The nanoparticle tool precisely mimics the size, shape, and actions of SARS-CoV-2. This tool is called the quantum dot. It is a fluorescent nanoparticle created by combining selenium and cadmium. It has a diameter of only 10 nanometers which means it is 3,000 times smaller than the hair on your head. Every quantum dot has studs of the spike protein SARS-CoV-2. This protein binds to ACE2, an enzyme, and ultimately leads to infection.
ACE2 binding is necessary for infection to occur. Researchers discovered this back in 2003 when the SARS outbreak occurred. This means that if they are able to block ACE2 and the virus from interacting, the virus can’t infect the cells.
This tool is helpful for so many reasons. For one, it is fluorescent so that it can be easily seen underneath a microscope and researchers can track the effects the virus has on the cell as they’re happening. The dot can also be used to mirror how the virus behaves when antibodies are present. Antibodies were able to neutralize the virus, meaning the dot was unable to bind to ACE2 properly and ultimately infect the cells when antibodies were present.
Researchers ultimately hope to uncover a compound that is able to effectively block the virus from binding to cells. If the virus doesn’t bind, it can’t infect. The greater understanding of antibodies this dot provides could help scientists test therapeutics that can interrupt the binding process.
Right now, they are focused on looking at already approved drugs that they can repurpose as a treatment for COVID.
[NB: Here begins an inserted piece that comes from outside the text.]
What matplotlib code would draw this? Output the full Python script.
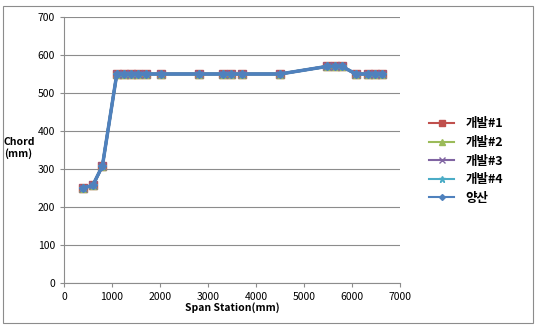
import matplotlib.pyplot as plt
import numpy as np
from matplotlib.patches import Rectangle
from matplotlib.lines import Line2D

plt.rcParams['font.family'] = ['Noto Sans CJK KR', 'DejaVu Sans']

span = np.array([400, 600, 800, 1100, 1250, 1400, 1550, 1700, 2020, 2810,
                 3310, 3480, 3710, 4500, 5480, 5650, 5790, 6080, 6330, 6480, 6620])
chord = np.array([250, 257, 308, 550, 550, 550, 550, 550, 550, 550,
                  550, 550, 550, 550, 570, 570, 570, 550, 550, 550, 550])

names = ['개발#1', '개발#2', '개발#3', '개발#4', '양산']
colors = ['#C0504D', '#9BBB59', '#8064A2', '#4BACC6', '#4F81BD']
markers = ['s', '^', 'x', '*', 'D']
sizes = [6, 6, 6, 6, 4]

fig = plt.figure(figsize=(5.36, 3.26), dpi=100)
ax = fig.add_axes([64/536, 1-283/326, 336/536, 266/326])

for i in range(5):
    lw = 2.5 if i == 4 else 2
    ax.plot(span, chord, color=colors[i], marker=markers[i], markersize=sizes[i],
            lw=lw, label=names[i])

ax.set_xlim(0, 7000)
ax.set_ylim(0, 700)
ax.set_xticks(np.arange(0, 7001, 1000))
ax.set_yticks(np.arange(0, 701, 100))
ax.grid(axis='y', color='#8c8c8c', lw=0.8)
ax.tick_params(labelsize=7.5, length=3, color='#8c8c8c', direction='out')
for s in ['top', 'right']:
    ax.spines[s].set_visible(False)
for s in ['left', 'bottom']:
    ax.spines[s].set_color('#8c8c8c')

ax.set_xlabel('Span Station(mm)', fontsize=7.5, fontweight='bold', labelpad=0)
fig.text(4/536, 1-148/326, 'Chord\n(mm)', fontsize=7.5, fontweight='bold',
         ha='left', va='center', linespacing=1.15)

handles = [Line2D([], [], color=colors[i], marker=markers[i], markersize=sizes[i] - 1,
                  lw=1.5) for i in range(5)]
leg = fig.legend(handles, names, loc='upper left', bbox_to_anchor=(418/536, 1-106/326),
                 frameon=False, fontsize=9, handlelength=2.0, handletextpad=0.9,
                 labelspacing=0.45)
for t in leg.get_texts():
    t.set_fontweight('bold')

fig.patches.append(Rectangle((3/536, 3/326), 530/536, 317/326, transform=fig.transFigure,
                             fill=False, edgecolor='#8c8c8c', lw=0.8))

fig.savefig('out.png', dpi=100)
Looking forward, the team hopes that their research can be used to understand how other viruses interact with cells, not just COVID.
Additionally, they are investigating what other cells may bind to SARS-CoV-2. We know that the respiratory system and the kidneys can be impacted by a COVID-19 infection, but we don’t yet understand the inner workings of this virus.
Lastly, the team is hopeful that this model could be used to potentially deliver treatments directly to the cells.